Always a flier at heart
By COLETTE BANCROFT
Published July 26, 2005
[Times photo: Daniel Wallace] Henry Bohler, 80, a member of the Tuskegee Airmen during World War II, plans to attend the national convention this fall in Orlando. The painting to his left is a rendition of a photo taken of him while he was in the service. |
[Photo courtesy of Henry Bohler This is a photo of Henry Bohler when he was a 17-year-old member of the Tuskegee Airmen. Their achievements were key in the integration of the American military. |
TAMPA – At 80, Henry Bohler still maintains his military bearing: spine straight, shoulders squared. And he is still passionate about what he learned as a Tuskegee Airman: “I love to fly.”
In the 1940s, commercial aviation was in its infancy, and few Americans, black or white, had ever taken to the air. The U.S. military, still segregated, had no black pilots when it entered World War II.
But Bohler was fascinated by flying from the time he was a child in Augusta, Ga. “When I graduated from high school, I wanted to fly,” he says.
After completing his first year at Hampton University in Virginia, he read about the Tuskegee Airmen and saw his opportunity.
“I took the exam, and I was admitted,” he says, and was off to training at Keesler Field in Biloxi, Miss., at age 17.
From there he went to Tuskegee, Ala., for primary flight training. “That was when I got my first look at a plane up close.”
The cadets started out in a Stearman PT-17, a two-seater biplane. The student sat in the front cockpit, the instructor in the second cockpit with his own set of controls.
Bohler soloed three months after his first look at a plane. “It felt okay,” he says with a grin.
He completed his training in December of 1944. About half of the Tuskegee Airmen were posted to the European Theater of the war, and that’s where Bohler wanted to be: “I wanted to shoot down (Germans).”
But he stayed stateside, stationed at Walterboro Army Air Field in South Carolina and then at Goodman Army Air Field in Kentucky. “We flew missions just like we were overseas.”
Although there were plans in 1945 to send the 477th Group, the composite bombardment and fighter group of Tuskegee Airmen based at Goodman, to combat in the Pacific, the war ended before they could be deployed.
Bohler knows exactly how long he was a Tuskegee Airman: “Three years, six months and 16 days.”
He left the Army Air Forces at 20, as a second lieutenant, and returned to Hampton to complete his degree in vocational education. After teaching for a couple of years, he moved to Tampa in 1950.
He decided to become an electrical contractor, passing the exam with the highest score at that time, he says, and had his own business for more than 30 years before he retired.

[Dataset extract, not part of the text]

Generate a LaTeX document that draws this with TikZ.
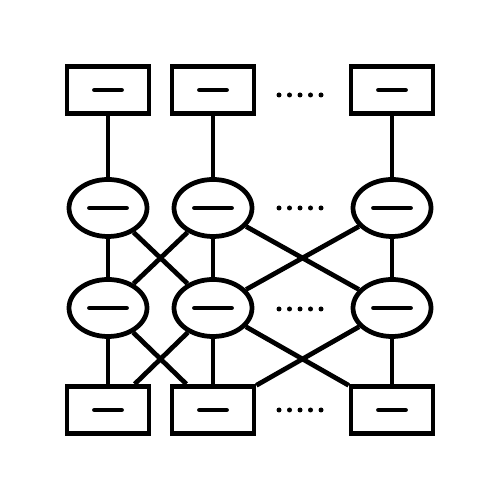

“We lived in the projects for 10 years, then I built this house myself,” he says of the trim yellow brick house in Belmont Heights he shares with his wife, Clifford Marie, a registered nurse. They have been married for 56 years and have three children – George, Henry and Pamela – eight grandchildren and two great-grandchildren.
But no matter how busy his family and business kept him, Bohler never stopped flying.
After the war, he wanted to be a commercial pilot and got his commercial license, but airlines in the United States were not hiring black pilots despite the Tuskegee Airmen’s sterling record in the war.
“Some of them went down to South America and worked as commercial pilots, but I was bent on staying here.”
He bought his first plane 30 years ago. He has owned three: a Piper Apache, a Piper Cherokee and now a Commander. “I have flown all over the country,” he says.
Bohler was one of the founders of Ye Mystic AirKrewe, which does flyovers of the Gasparilla Pirate Invasion and other events.
He was piloting his plane up until this year, when a stroke left his speech slowed. “I can’t talk to the towers, so I lost my license.”
But he still goes up with friends who are pilots, and he still enjoys the Tuskegee Airmen conventions. The 34th annual meeting is in August in Orlando. “I’ve been going since day one, to Seattle, Los Angeles, Denver,” Bohler says. “We are all friends.”
The best part of the conventions, he says, is “looking at new planes.”
Besides fulfilling his dream of flying, Bohler says, being a Tuskegee Airman also left him with a desire to pass along the group’s history and ideals to the community.
The walls of his family room are covered with plaques and awards from schools, organizations and government bodies commending him for his service.
He has often spoken to children about his experience as a Tuskegee Airman, and he says they always ask the same questions: “They just want to know about flying.”